Steve has done some experiments in his WFO at home and in his Airstream trailer in the last few weeks. Steve had invited me last Sunday evening for some bakes in his and Bob’s Airstream, but I was too busy to go for those bakes. Steve invited me to try another one of his test doughs and one dough he had reballed from last week. I asked Steve if I could also bring two test doughs of mine to try in his WFO. Steve said we also could try some of his homebrews he made a few years ago.

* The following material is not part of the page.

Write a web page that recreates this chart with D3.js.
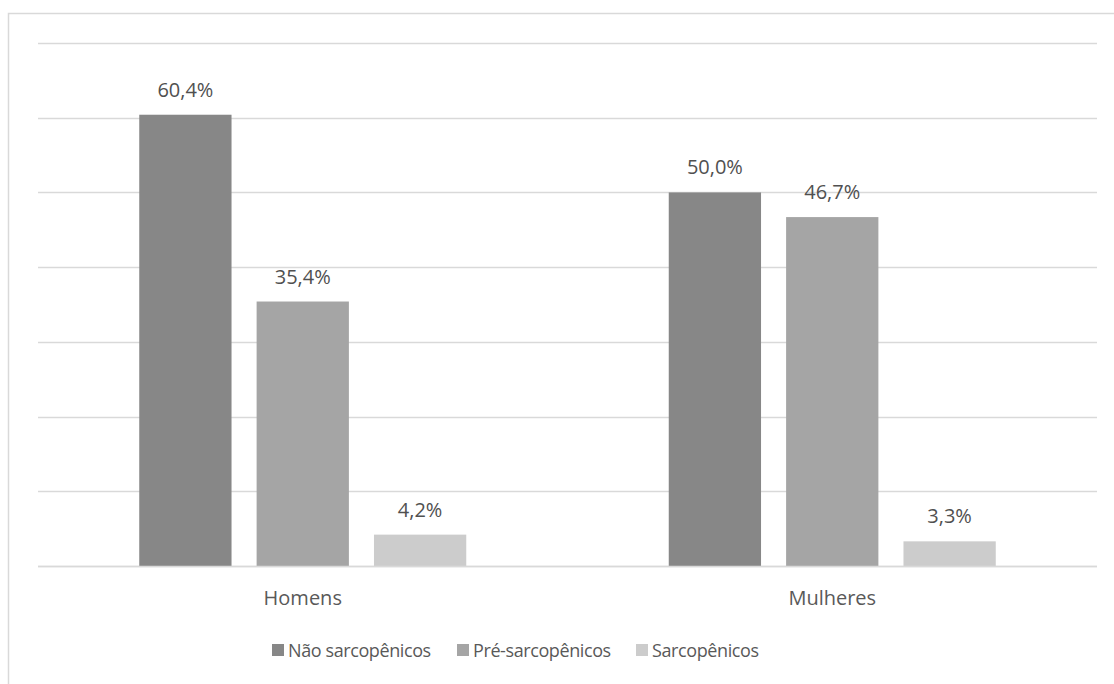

I knew my Ischia starter was in the fridge and didn’t think I could get it active enough to try out an Ischia dough, so I didn’t make any doughs Thursday evening. I pulled out a frozen Lehmann dough, that was leftover from Tuesday from my freezer around 12:00 pm yesterday. I also decided to try something like an emergency Neapolitan dough. I mixed an emergency dough a little after 12:00 pm yesterday. I used Pizzeria flour, sea salt, water and 0.70% IDY for my emergency Neapolitan dough and quickly mixed the dough ball by hand. I left the dough ball sit at room temperature while I went to market to clean and do other stuff. When I returned home to pick-up my stuff to go to Steve’s and let the dogs outs, the emergency dough was starting to hit the top of the lid in the plastic container. I then took frozen Ice Brix gel refrigerants and put them in a bag with the emergency dough, so the dough bag wouldn’t rise more. I then quickly left to go to Steve’s home. When I got to Steve’s home the dough went down in the plastic container and felt very cold. The Lehmann dough ball that was frozen was then defrosted.
I was surprised how the Neapolitan emergency dough ball baked in Steve’s WFO. It browned more and didn’t leopard like most Neapolitan doughs do. The taste of the emergency pizza was good, but surely not as good as Steve’s Ischia pies. The crumb was moist.
I also was surprised how the Lehmann dough pizza baked in Steve’s WFO too. It was soft like a Neapolitan pie and did brown like a Neapolitan pie on the bottom crust. I used Muir Glen Organic pizza sauce and my regular mozzarellas from market for the Lehmann WFO pizza.
Steve’s four dough balls were made with the Ischia starter and Pizzeria flour. The other two small dough balls from last week were just reballed. Steve’s Ischia pizzas had a great taste in the crust and were delicious.
His one pizza turned out kinda heart shaped. Steve only used the one reballed dough ball for a pizza and used the other one for a English Muffin in his WFO.
Steve also got us some of his homebrewed beers out that he really didn’t like before. All of Steve’s older beers were delicious.
Steve had thought other people would be at his home to try the pizzas, but it was only me and Steve that showed up.
The gnats were really bad last evening and all they wanted to do was get in the beer. Steve and I placed slices of pizza over the beer so the gnats wouldn’t get in the beer. The mosquitoes got really bad when it was almost dark.